We met with friends and relatives. The biggest complaints were about the cost of housing. My cousin Emily, who teaches at Stanford and her husband, an acupuncturist, are paying $2000 monthly for a one room guest house in Mountain View. Real estate is astronomical; The Bay Area Guardian and The San Francisco Chronicle note that renters in price-controlled apartments are being kicked out by unscrupulous landlords. The new people in town have been called "heartless, "overprivileged," "techies from Ohio with no idea what the values of the City are." Anyone who isn't filthy with money from their job at Google, Facebook, Twitter or some other hi-tech company is being pushed out of San Francisco. That's the narrative, anyway. I find it ironic that in West Virginia, any town would sell itself to attract young, educated hard-working people to the area. In San Francisco "techies" is a pejorative,  like "illegals" in Arizona, "Puerto Ricans" fifty years ago in New York, or for that matter "Jews" in the early twentieth- century. "Hordes" who are flooding our town, who dress funny, don't speak the language, and undermine our values. That's what I'm hearing.

We shared breakfast, lunch and dinner with friends. Two male couples gave us the same story. They are our age (late 50s into 60s) and are planning their retirement. Both couples are moving to Palm Springs in the next year or two. "We feel more comfortable there. There are gay people our age." All four are caring for elderly parents.

At Sha'ar Zahav (which means "Golden Gate" in Hebrew), San Francisco's venerable synagogue for LGBT people, we ran into a discussion of what the future will be. Their long-term rabbi is leaving, membership is declining, and there is a dispute about what to do. Some say there is no need for a special synagogue for LGBT people, with the mainstream Reform and Conservative synagogues much more accepting. One man told me "It's not fun like it used to be." That's probably true of a lot of gay life. Sha'ar Zahav started as a freewheeling group of social outcasts committed to Judaism. But the temple now has a professional staff, a building and a Sunday school. The free-wheeling people have grown up, or moved away, or had children, or died.

At one of our dinners, I suggested that Sha'ar Zahav declare itself "The Mission District Temple." A temple member was opposed, going on a rant about how gentrified the neighborhood was becoming, how "souless, cruel and uncaring" those people could be. She called them "bullies." But the temple needs money, and they have it. Maybe an outreach to liberal Jews, intermarried, gay or not, but living in the neighborhood, could save that temple. If it wants to be saved. If the members are open to change.

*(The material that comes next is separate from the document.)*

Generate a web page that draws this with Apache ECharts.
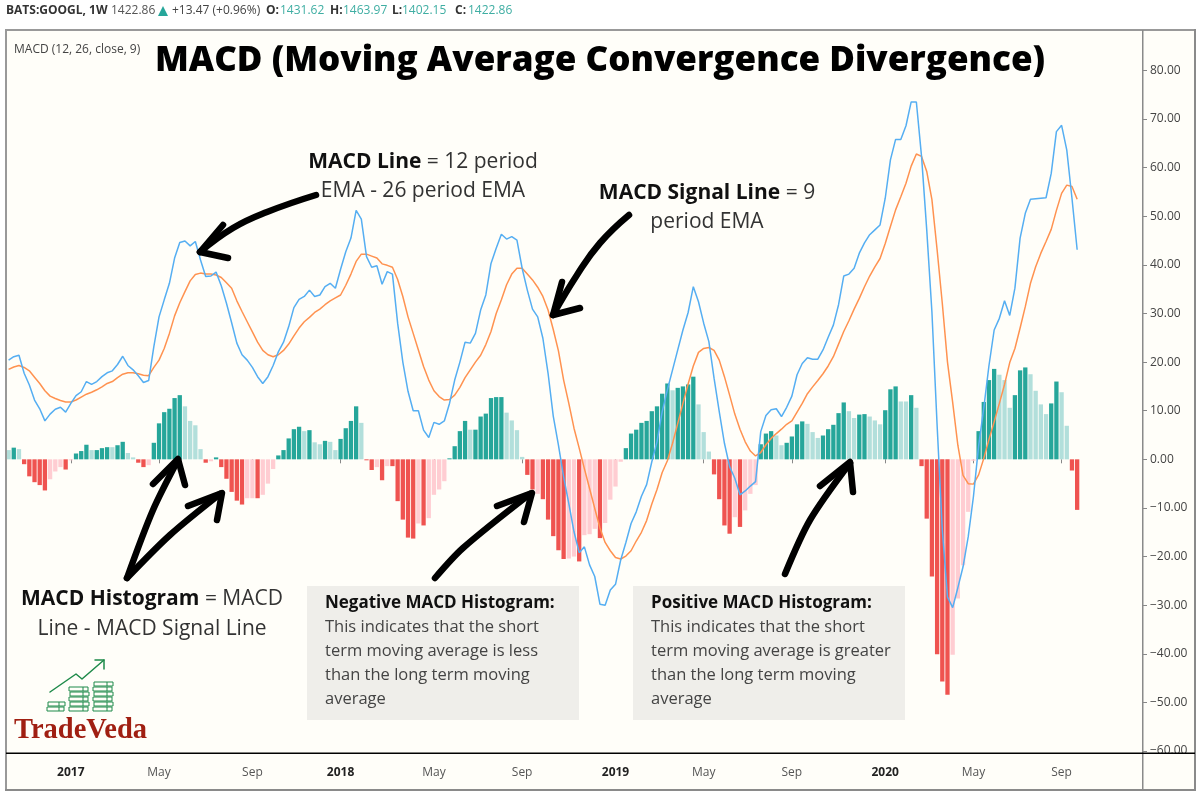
<!DOCTYPE html>
<html>
<head>
<meta charset="utf-8">
<style>html,body{margin:0;padding:0;background:#fff}#c{width:1200px;height:800px}</style>
<script src="https://cdn.jsdelivr.net/npm/echarts@6/dist/echarts.min.js"></script>
</head>
<body>
<div id="c"></div>
<script>
const weekCount = 219;
const tickWeeks = [12,29,47,64,82,99,117,134,151,169,186,203];
const tickLabels = ['2017','May','Sep','2018','May','Sep','2019','May','Sep','2020','May','Sep'];
const yTicks = [-60,-50,-40,-30,-20,-10,0,10,20,30,40,50,60,70,80];

const histogram = [
1.9,2.4,2.1,-1.0,-3.5,-4.7,-5.3,-6.4,-4.1,-2.5,
-1.6,-2.1,-0.2,1.2,1.7,3.0,1.9,1.9,2.3,2.5,
2.5,2.9,3.6,1.3,0.4,-0.7,-1.6,-1.2,3.4,7.4,
9.7,10.4,12.6,13.2,10.9,7.9,7.0,2.1,-0.7,-0.4,
0.4,-1.6,-4.0,-6.7,-8.5,-9.3,-8.0,-8.0,-8.0,-7.3,
-5.0,-2.0,0.8,1.9,4.3,6.2,6.7,5.8,6.0,3.5,
3.1,3.8,3.6,1.9,4.2,6.4,7.9,10.9,7.5,-0.2,
-2.2,-1.6,-4.3,-1.4,-1.4,-8.6,-12.4,-16.1,-16.3,-13.2,
-13.6,-12.1,-7.3,-6.2,-4.5,0.2,2.7,5.8,7.9,6.1,
6.1,8.8,9.4,12.6,12.8,12.8,9.6,8.0,6.0,0.5,
-3.2,-6.2,-7.1,-8.2,-12.4,-15.8,-18.7,-20.5,-20.4,-20.0,
-21.0,-15.6,-15.4,-14.3,-16.2,-13.1,-8.3,-5.6,-0.5,2.3,
5.3,6.1,7.5,7.9,9.9,10.9,13.5,15.6,14.2,14.7,
15.0,15.4,17.0,11.3,5.6,1.6,-3.1,-8.2,-13.6,-15.3,
-11.9,-13.9,-10.5,-7.1,-5.3,3.1,5.3,5.8,4.9,2.9,
3.4,4.7,7.2,7.8,7.3,5.6,4.4,4.9,6.2,7.1,
9.5,11.7,9.9,8.5,9.2,9.3,8.8,8.0,7.2,10.1,
14.4,15.0,11.9,11.9,13.2,10.6,-1.4,-12.2,-24.1,-40.1,
-45.7,-48.4,-40.2,-28.6,-21.8,-10.8,-0.3,5.8,11.8,16.3,
18.6,17.4,16.3,10.6,13.2,18.3,18.9,17.5,14.1,11.3,
9.3,11.5,16.0,13.8,6.9,-2.3,-10.4];

const histogramStrong = [
0,1,0,1,1,1,1,1,0,0,
0,1,0,1,1,1,0,1,1,1,
0,1,1,0,0,1,1,0,1,1,
1,1,1,1,0,0,0,0,1,0,
1,1,1,1,1,1,0,0,1,0,
0,0,1,1,1,1,1,0,1,0,
0,1,0,0,1,1,1,1,0,1,
1,0,1,0,1,1,1,1,1,0,
1,0,0,0,0,1,1,1,1,0,
1,1,1,1,1,1,0,0,0,0,
1,1,0,1,1,1,1,1,0,0,
1,0,0,0,1,0,0,0,0,1,
1,1,1,1,1,1,1,1,0,1,
1,1,1,0,0,0,1,1,1,1,
0,1,0,0,0,1,1,1,0,0,
1,1,1,1,0,0,0,1,1,1,
1,1,0,0,1,1,0,0,0,1,
1,1,0,0,1,0,1,1,1,1,
1,1,0,0,0,0,0,1,1,1,
1,0,0,0,1,1,1,0,0,0,
0,1,1,0,0,1,1];

const macdLine = [
20.4,21.1,21.4,17.7,15.3,12.2,10.4,7.9,9.3,10.3,
10.7,9.7,11.5,13.1,13.9,16.0,15.4,16.0,17.0,17.8,
18.2,19.5,21.2,19.3,18.4,17.2,15.8,16.2,23.2,29.3,
32.8,36.2,41.4,44.6,44.9,43.9,44.8,41.0,37.6,37.7,
38.5,35.7,32.1,28.1,23.9,21.5,20.4,18.9,17.0,15.6,
17.0,19.3,22.1,24.1,27.3,31.2,32.9,33.5,34.8,33.5,
33.8,35.5,36.2,35.2,39.1,42.7,45.5,51.2,49.4,41.7,
39.5,39.8,36.0,38.6,38.1,28.0,20.0,14.0,10.0,10.0,
6.0,4.5,7.6,7.2,7.9,11.5,16.3,20.0,24.1,23.9,
25.9,30.7,33.8,40.3,43.4,46.3,45.3,45.8,45.1,39.3,
34.8,30.9,29.3,24.9,17.7,8.9,2.9,-3.6,-9.1,-14.9,
-19.2,-18.0,-21.7,-24.1,-29.8,-30.0,-26.9,-25.7,-20.7,-17.1,
-13.2,-10.8,-7.6,-5.2,-0.5,3.6,9.8,14.3,18.4,22.5,
26.6,30.2,35.5,32.4,28.0,24.2,16.7,9.8,3.3,-1.5,
-3.9,-7.3,-6.5,-5.5,-4.6,5.7,9.0,10.2,10.4,8.8,
10.7,13.0,17.4,19.7,20.9,20.6,20.6,22.5,25.1,27.6,
31.8,37.7,38.1,39.3,42.4,44.5,46.2,47.2,48.2,53.7,
61.6,65.8,65.8,68.6,73.5,73.5,62.3,47.2,30.3,7.0,
-14.5,-28.3,-30.5,-26.4,-22.1,-15.9,-7.7,2.7,10.6,19.3,
26.6,29.0,32.6,29.6,35.2,45.5,50.6,53.5,53.6,53.7,
53.8,58.8,67.4,68.7,63.6,53.7,43.1];

const signalLine = [
18.5,19.0,19.3,18.9,18.2,16.9,15.6,14.1,13.0,12.5,
12.1,11.8,11.8,12.2,12.8,13.4,13.8,14.3,14.9,15.6,
16.0,16.8,17.5,17.8,17.8,17.6,17.3,17.2,18.9,20.4,
22.8,25.9,29.5,32.2,34.5,36.7,38.0,38.3,38.1,38.1,
37.9,37.4,36.3,35.2,32.6,30.4,28.3,26.2,24.1,22.4,
21.5,21.1,21.5,22.4,23.7,25.4,27.0,28.3,29.2,30.2,
30.9,31.8,32.6,33.2,33.8,35.8,38.1,40.7,42.2,42.2,
41.8,41.4,40.2,39.9,39.5,37.0,33.5,29.3,25.9,22.5,
19.1,16.3,14.1,12.9,12.2,12.3,13.2,14.8,16.8,18.4,
20.0,21.4,23.6,26.3,30.0,32.8,35.9,38.1,39.3,39.3,
38.1,36.9,35.4,33.5,30.7,26.7,22.3,16.3,11.5,6.4,
2.3,-1.9,-6.0,-10.1,-14.1,-17.1,-18.8,-20.2,-20.5,-19.9,
-18.8,-16.8,-15.0,-12.6,-9.2,-6.2,-2.7,-0.3,3.3,7.4,
11.5,15.5,19.2,22.0,22.8,23.0,22.4,20.4,17.0,13.2,
9.3,6.2,3.6,1.7,0.7,1.4,3.0,4.3,5.3,6.2,
7.2,7.9,9.7,11.5,13.5,14.9,16.2,17.6,19.2,21.1,
23.7,26.3,28.5,30.9,33.1,35.5,37.7,39.6,41.3,44.4,
47.9,51.3,54.0,56.8,60.3,62.8,62.3,59.2,53.4,43.1,
32.1,20.0,11.7,2.9,-3.3,-5.0,-5.1,-3.2,0.2,4.1,
7.7,11.5,15.4,19.9,22.8,27.0,31.4,36.2,39.6,42.4,
44.8,47.3,51.2,54.7,56.4,56.1,53.5];

const weekLabels = Array.from({length: weekCount}, () => '');
tickWeeks.forEach((w, k) => { weekLabels[w] = tickLabels[k]; });

const FONT = '"Open Sans"';
const INK = '#333333';
const BG = '#FFFEF9';
const graphics = [];
function rect(x, y, w, h, fill, z) { graphics.push({type:'rect', silent:true, z: z===undefined?50:z, shape:{x,y,width:w,height:h}, style:{fill}}); }
function txt(x, y, text, o) {
  o = o || {};
  graphics.push({type:'text', silent:true, z:60, x, y, style:{text, x:0, y:0, fill:o.fill||INK, font:(o.weight||(o.bold?'bold':''))+' '+(o.size||12)+'px '+(o.family||FONT), textAlign:o.align||'left', textVerticalAlign:'middle', rich:o.rich}});
}
function pen(points, width, color, smooth) { graphics.push({type:'polyline', silent:true, z:55, shape:{points, smooth:smooth||0}, style:{stroke:color||'#000', lineWidth:width||6, lineCap:'round', lineJoin:'round', fill:'none'}}); }

// panel and frame
rect(6,30,1189,760,BG,-10);
rect(5,29,1191,2,'#999999',70);
rect(5,29,2,762,'#999999',70);
rect(5,789,1191,2,'#8a8a8a',70);
rect(1194,29,2,762,'#8a8a8a',70);
rect(1142,30,1.5,760,'#8a8a8a',70);
rect(1144,754,50,6,BG,69);
rect(6,752.5,1189,1.6,'#000000',70);

// header
const HEAD = 12;
txt(6,11,'BATS:GOOGL, 1W',{bold:true,size:HEAD});
txt(111,11,'1422.86',{size:HEAD,fill:'#555'});
graphics.push({type:'polygon',silent:true,z:60,shape:{points:[[163,6],[168,16],[158,16]]},style:{fill:'#26A69A'}});
txt(172,11,'+13.47 (+0.96%)',{size:HEAD,fill:'#444'});
txt(266,11,'O:',{bold:true,size:HEAD});
txt(280,11,'1431.62',{size:HEAD,fill:'#3FAEA3'});
txt(330,11,'H:',{bold:true,size:HEAD});
txt(343,11,'1463.97',{size:HEAD,fill:'#3FAEA3'});
txt(392,11,'L:',{bold:true,size:HEAD});
txt(402,11,'1402.15',{size:HEAD,fill:'#3FAEA3'});
txt(455,11,'C:',{bold:true,size:HEAD});
txt(468,11,'1422.86',{size:HEAD,fill:'#3FAEA3'});
txt(14,50,'MACD (12, 26, close, 9)',{size:12,fill:'#444'});

// title
txt(600,61,'MACD (Moving Average Convergence Divergence)',{weight:'800',size:35,fill:'#000',align:'center'});

// annotations
const richA = {b:{font:'bold 21px '+FONT,fill:'#111'}, n:{font:'21px '+FONT,fill:INK}};
txt(423,162,'{b|MACD Line} {n|= 12 period}',{align:'center',size:21,rich:richA});
txt(423,191,'EMA - 26 period EMA',{align:'center',size:21});
txt(707,193,'{b|MACD Signal Line} {n|= 9}',{align:'center',size:21,rich:richA});
txt(707,222,'period EMA',{align:'center',size:21});
txt(152,599,'{b|MACD Histogram} {n|= MACD}',{align:'center',size:21,rich:richA});
txt(152,629,'Line - MACD Signal Line',{align:'center',size:21});

rect(307,586,272,134,'#EFEEEA',1);
rect(633,586,272,134,'#EFEEEA',1);
const boxA = ['This indicates that the short','term moving average is less','than the long term moving','average'];
const boxB = ['This indicates that the short','term moving average is greater','than the long term moving','average'];
txt(325,603,'Negative MACD Histogram:',{bold:true,size:17,fill:'#111'});
txt(651,603,'Positive MACD Histogram:',{bold:true,size:17,fill:'#111'});
boxA.forEach((t,k)=>txt(325,627+24*k,t,{size:16.5,fill:'#444'}));
boxB.forEach((t,k)=>txt(651,627+24*k,t,{size:16.5,fill:'#444'}));

// hand-drawn arrows
const W = 6.5;
pen([[316,195],[267,212],[233,228],[200,252]],W,'#000',0.45);
pen([[223,225],[200,252],[228,258]],W);
pen([[629,215],[600,243],[577,275],[553,315]],W,'#000',0.45);
pen([[562,282],[553,315],[580,308]],W);
pen([[127,578],[153,510],[178,460]],W,'#000',0.3);
pen([[153,484],[178,459],[185,485]],W);
pen([[127,578],[170,535],[220,494]],W,'#000',0.3);
pen([[188,506],[222,493],[217,520]],W);
pen([[435,578],[463,548],[530,494]],W,'#000',0.3);
pen([[497,506],[532,493],[524,522]],W);
pen([[785,574],[810,520],[850,463]],W,'#000',0.3);
pen([[820,486],[850,462],[853,492]],W);

// logo
const GREEN = '#1E8A4A';
pen([[50,692],[76,674],[82,679],[104,660]],1.5,GREEN);
pen([[95,660],[104,660],[104,669]],1.5,GREEN);
function stack(x,w,n){ for(let k=0;k<n;k++){ graphics.push({type:'rect',silent:true,z:55,shape:{x:x+(k%2)*1,y:707-k*5,width:w,height:4},style:{fill:'none',stroke:GREEN,lineWidth:1}}); graphics.push({type:'line',silent:true,z:55,shape:{x1:x+w-5,y1:707-k*5,x2:x+w-5,y2:711-k*5},style:{stroke:GREEN,lineWidth:1}}); } }
stack(47,17,2); stack(69,19,5); stack(93,19,6);
txt(14,731,'TradeVeda',{bold:true,size:28.5,fill:'#A01F12',family:'"Liberation Serif"'});

const chart = echarts.init(document.getElementById('c'), null, {renderer:'canvas'});
chart.setOption({
  animation:false,
  backgroundColor:'#ffffff',
  graphic:{elements:graphics},
  grid:{left:6,right:58,top:30,height:723,containLabel:false},
  xAxis:{
    type:'category',data:weekLabels,boundaryGap:true,
    axisLine:{show:false},
    axisTick:{show:true,alignWithLabel:true,length:4,lineStyle:{color:'#888'},interval:(i)=>tickWeeks.includes(i)},
    axisLabel:{show:true,interval:(i)=>tickWeeks.includes(i),margin:14,fontFamily:FONT,fontSize:12,color:'#555',
      formatter:(v)=>/^\d/.test(v)?'{y|'+v+'}':v,
      rich:{y:{fontFamily:FONT,fontSize:12,fontWeight:'bold',color:'#222'}}},
    splitLine:{show:false}
  },
  yAxis:{
    type:'value',position:'right',min:-60.4,max:88.3,scale:false,
    axisLine:{show:false},
    splitLine:{show:false},
    axisTick:{show:true,length:5,lineStyle:{color:'#888'},customValues:yTicks},
    axisLabel:{show:true,customValues:yTicks,margin:8,fontFamily:'"Open Sans"',fontSize:12,color:'#444',
      formatter:(v)=>(v<0?'\u2212':'')+Math.abs(v).toFixed(2)}
  },
  series:[
    {type:'bar',data:histogram,barWidth:4.3,z:2,
      itemStyle:{color:(p)=>{const s=histogramStrong[p.dataIndex];return p.value>=0?(s?'#26A69A':'#B2DFDB'):(s?'#EF5350':'#FFCDD2');}}},
    {type:'line',data:signalLine,showSymbol:false,smooth:false,z:3,lineStyle:{color:'#FF9250',width:1.5}},
    {type:'line',data:macdLine,showSymbol:false,smooth:false,z:4,lineStyle:{color:'#55AEF2',width:1.5}}
  ]
});
</script>
</body>
</html>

Some of our friends think change is good. The more conservative economically welcome the rebirth of neighborhoods. Those who know history just shrug when someone says, "Our neighborhood isn't what it used to be." Nothing is what it used to be.

I have only flashpoints of memories of San Francisco. I was there as a supervised teen, freezing in July in a T-shirt and shorts. In my twenties I indulged in some of the sexual excess of the times. In the mid-eighties, when I spent two weeks job training in San Francisco, I saw a handsome man on the Muni wearing gloves in warm weather. I could see he was not well, and I watched him struggle to walk up a hill after he got off the train. He filled me with sadness, and also fear. He might not have done anything I hadn't done.

Those of us who took the bait and married our boyfriends no longer hang out at the bars and baths. We feel left out of current culture, which would happen anywhere we went. We don't keep up like we used to, don't need to be in on the latest trend. Our generation, always young, died early. We are left mourning our friends who lost their life to AIDS. Joe's friends here are unwilling to move somewhere where they will have to fight for gay rights, as we do now in West Virginia. Palm Springs is warm, cheaper than San Francisco, and a gathering place for the remnants of our era.

Two stories. In one, we are on the N-Judah Muni train heading back to the coast where we are staying. Most people on the trains are young, not rich. There are people who work downtown, some oldsters and some down-and-out types. The train is late, overcrowded. One of the doors doesn't work. Many are standing in the aisles. With all the money in town, why isn't more spent on transit? Some of our friends blamed pensions and healthcare for the municipal budget problems, but what municipal worker on a pension can afford to live here? And yet, there was money to bring a yacht race to town.

We rented a car to drive to the Peninsula. We had to redo our plan and get a car earlier. A woman at Hertz downtown was helpful to us, but there was an issue about both of us driving. She needed my ID and credit card in addition to Joe's. But she stopped and asked "Are you two married?" "We are!" we said. "Then it's okay. I don't need any more documents."  We are not accepted as a couple in West Virginia, except among a close circle of friends. No one would help us because we are married. In that way, it does feel "at home" here in San Francisco.

It was great to reconnect with old friends, particularly for Joe, who met some of his San Francisco friends in college in the 1970s. But we don't really belong here any more, no matter how beautiful and how gay-friendly it is. It was fun to go to The Castro, the center of gay life in San Francisco, but there is nothing we need there. Time has passed us by. Joe's friends have moved on without us, and we are making our way in a different culture, somewhere else.